Given data:
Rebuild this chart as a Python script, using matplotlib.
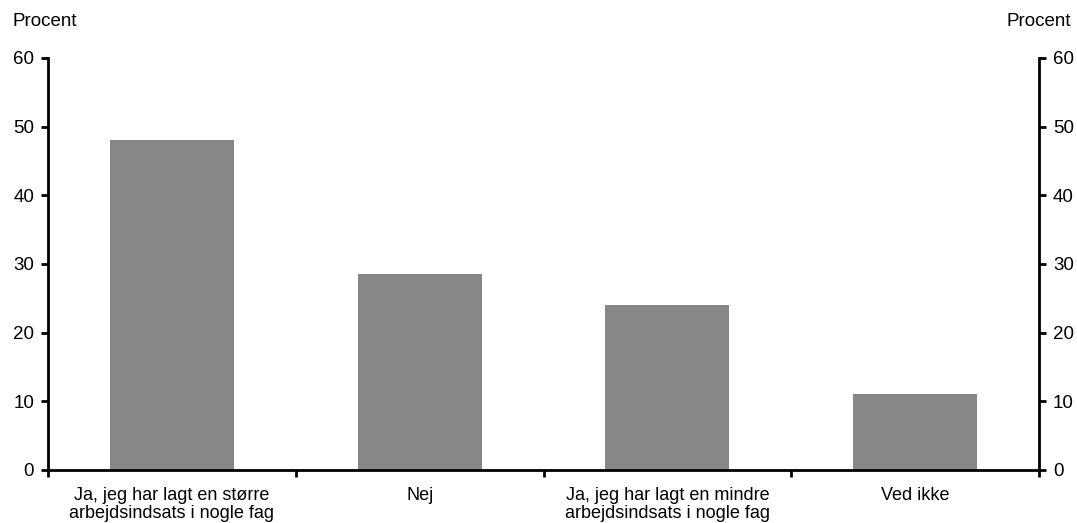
import matplotlib.pyplot as plt
import numpy as np

plt.rcParams['font.family'] = ['Liberation Sans', 'DejaVu Sans']

categories = ["Ja, jeg har lagt en større\narbejdsindsats i nogle fag",
              "Nej",
              "Ja, jeg har lagt en mindre\narbejdsindsats i nogle fag",
              "Ved ikke"]
values = [48.0, 28.5, 24.0, 11.1]
yticks = [0, 10, 20, 30, 40, 50, 60]

W, H = 1077, 523
fig = plt.figure(figsize=(W / 100, H / 100), dpi=100)
ax = fig.add_axes([48 / W, 1 - 470 / H, (1039 - 48) / W, (470 - 58) / H])

x = np.arange(len(categories))
ax.bar(x, values, width=0.5, color='#878787', zorder=2)

ax.set_xlim(-0.5, len(categories) - 0.5)
ax.set_ylim(0, 60)
ax.set_yticks(yticks)
# ticks between categories, labels centred under each bar
ax.set_xticks(np.arange(len(categories) + 1) - 0.5)
ax.set_xticklabels([])
ax.set_xticks(x, minor=True)
ax.set_xticklabels(categories, minor=True, fontsize=13, linespacing=1.1)
ax.tick_params(axis='x', which='minor', length=0, pad=12)
ax.tick_params(axis='x', which='major', length=5, width=2, direction='out')
ax.tick_params(axis='y', length=5, width=2, direction='out', labelsize=13.5,
               left=True, right=True, labelleft=True, labelright=True, pad=5)

ax.spines['top'].set_visible(False)
for s in ['left', 'right', 'bottom']:
    ax.spines[s].set_linewidth(2)

fig.text(13 / W, 1 - 22 / H, "Procent", fontsize=13.5, ha='left', va='center')
fig.text(1071 / W, 1 - 22 / H, "Procent", fontsize=13.5, ha='right', va='center')

fig.savefig("out.png", dpi=100, facecolor='white')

Objective:
Everything from the first line of the listing above through the line that contains "yticks = [0, 10, 20, 30, 40, 50, 60]" is to be restated word for word, minus the pictures.

Correct result:
Rebuild this chart as a Python script, using matplotlib.
import matplotlib.pyplot as plt
import numpy as np

plt.rcParams['font.family'] = ['Liberation Sans', 'DejaVu Sans']

categories = ["Ja, jeg har lagt en større\narbejdsindsats i nogle fag",
              "Nej",
              "Ja, jeg har lagt en mindre\narbejdsindsats i nogle fag",
              "Ved ikke"]
values = [48.0, 28.5, 24.0, 11.1]
yticks = [0, 10, 20, 30, 40, 50, 60]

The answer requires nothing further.